A River Runs Through It

This is state #4 of the second try for the "Ohio St Bridge" print. I am happy to report that the new ink has performed excellently. The inks are Graphic Chemical and Renaissance Graphic inks. I have abandoned burnt plate oil for hydrolyzed linseed oil, known as Sets well. This gives inks a creamy, buttery texture that allowed the ink to stand up and flow out, making coverage easier and facilitating overprinting. I only use a small amount, and even with white ink, it works great. I have also switched from Grumbacher cobalt drier to Hancock, which I used for ten years without issue. One single drop per ounce of ink and The print is dry the next day. There are 3 more colors. This print will be my entry in the 2016 Erie County Fair.

Friday, July 15, 2016

Ink Detective

While there hasn't been much to report from the studio, a lot has been going on behind the scenes. The fact is that I haven't completed a print in almost two years, but it hasn't been for a lack of trying. The problem stems from a lack of confidence caused by a grand series of disappointments.

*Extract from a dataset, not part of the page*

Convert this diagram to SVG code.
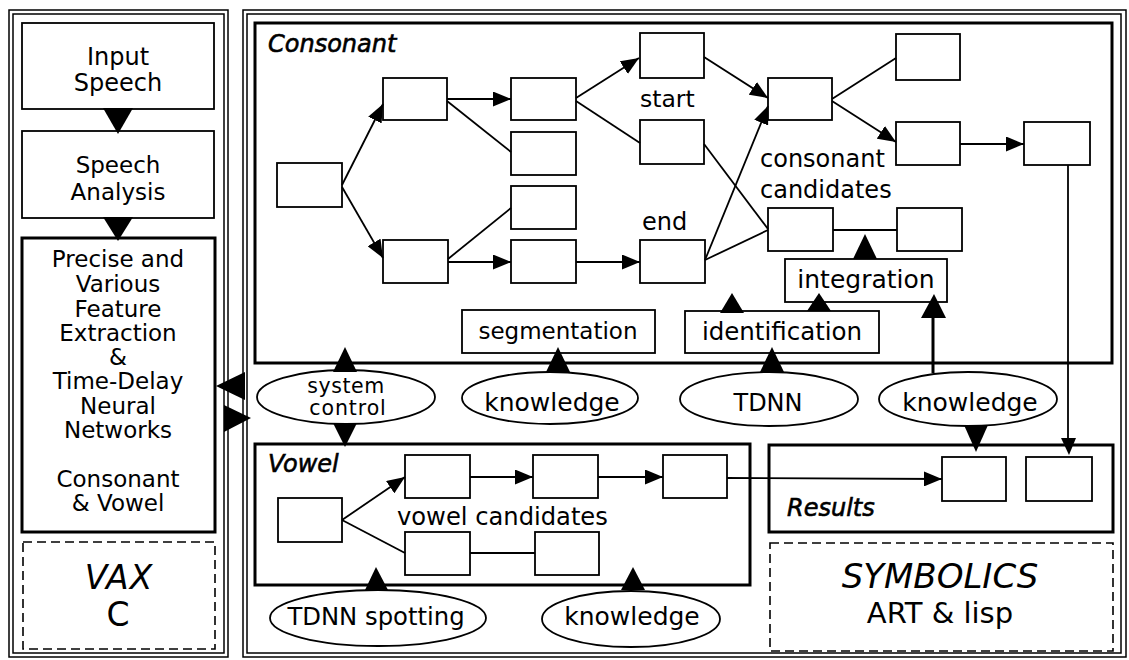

There have been several prints started, many of which are detailed in past posts. They would often go for five or six colors, and the something curious would happen, destroying the print. The colors would go down on the previous layer. I would hang it up to dry. Later, I would check on it and find that the ink had virtually disappeared! It was crazy. At first I thought it was that the ink wasn't printing at all, that I had thought the color was better than it really was. It was only after many, many episodes of this that I realized that it looked fantastic when it came off the block. Somehow, over time, it was disappearing before my eyes.

What was happening, actually, is that the ink was beading up, like painting a balloon with watercolors.

Now, what to do about that? First, I needed to go back and see what I'm doing differently than what
I was doing years ago. The chief suspect has been revealed to be Gamblin inks, specifically the white. Now, Gamblin's products are fine, and I love their colors -- and I'm not saying it's not something that I'm doing. Certainly, I may be adding too much oil to my mix; I use their lithography inks, which are very stiff, so I often use a lot of oil. It could be the drier I use; in fact, I know that I have been using too much and have recently corrected that. In fact, I thought that had been my issue, until I realized that it was only when I was printing over inks that were made up mostly of white that the ink would bead up.

I used to use inks from Renaissance Graphics in Pennsylvania, and I was always happy with them. In fact, I'm not sure why I stopped. Well, I've ordered a small bunch from there and from Graphic Chemical in Chicago, so my detective work will continue.

Aside from that, I have also made peace with my cast-iron book press (I now realize that it will never give me the crisp looks that printmakers with etching presses get) and have added spoon burnishing to the process to help smooth out areas the book press misses. I have dumped linoleum, poplar and birch plywood in favor of the costlier but dream-like shina plywood, which cuts like butter and holds lines well, even after eight or nine colors. I have discarded my jig, which used to hold my block when printing, which required a block to be perfectly square and also left a lot of embossed marks on the paper; now I use a kento system cut right into the printing block. I have finally mastered the art of sharpening my tools. I have been steadily working on drawing and designing.

Now, if I can just get the ink to work, we might have something!!!